Romanian soprano (born 1960)

Leontina Văduva (born 1 December 1960) is a Romanian soprano. Born in Roșiile, she studied at the Bucharest Conservatory with Ileana Cotrubaș, and debuted in the title role of Manon at Toulouse in 1987. A recipient of the Laurence Olivier Opera Award, she has often appeared at Covent Garden, in Rigoletto (opposite Ingvar Wixell and Jerry Hadley, 1989), Carmen (as Micaëla, 1991 and 1994), and Roméo et Juliette (1994). Leontina Vaduva is the daughter of the Romanian popular music singer Maria Ciobanu.

In 2000, Vaduva appeared at the Metropolitan Opera, in six performances of La bohème (as Mimì, with Luis Lima). The soprano has also sung with the companies of Buenos Aires, Barcelona, Chicago, Cologne, Vienna, and Paris.

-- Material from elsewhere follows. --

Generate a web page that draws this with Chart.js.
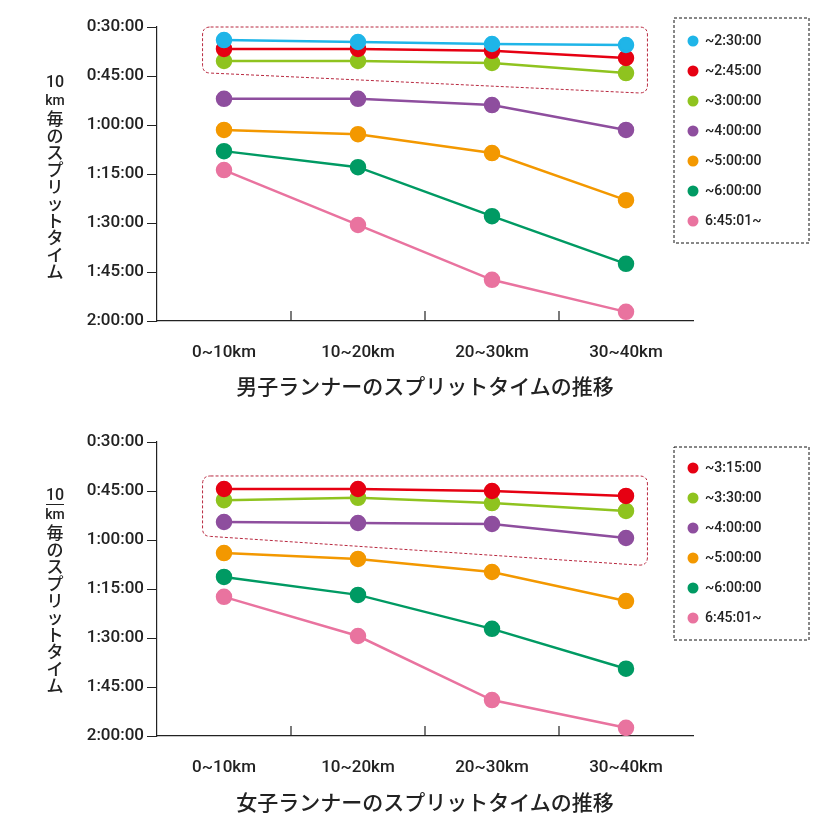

Her discography includes Rigoletto (1993), Les contes d'Hoffmann (as Antonia, with Roberto Alagna, conducted by Kent Nagano, 1994–96), La bohème (again with Alagna, led by Sir Antonio Pappano, 1995), and an album of "Opera Arias," conducted by Plácido Domingo (1997). Especially noteworthy is her DVD of Roméo et Juliette, with Alagna, conducted by Sir Charles Mackerras and directed by Nicolas Joël (1994).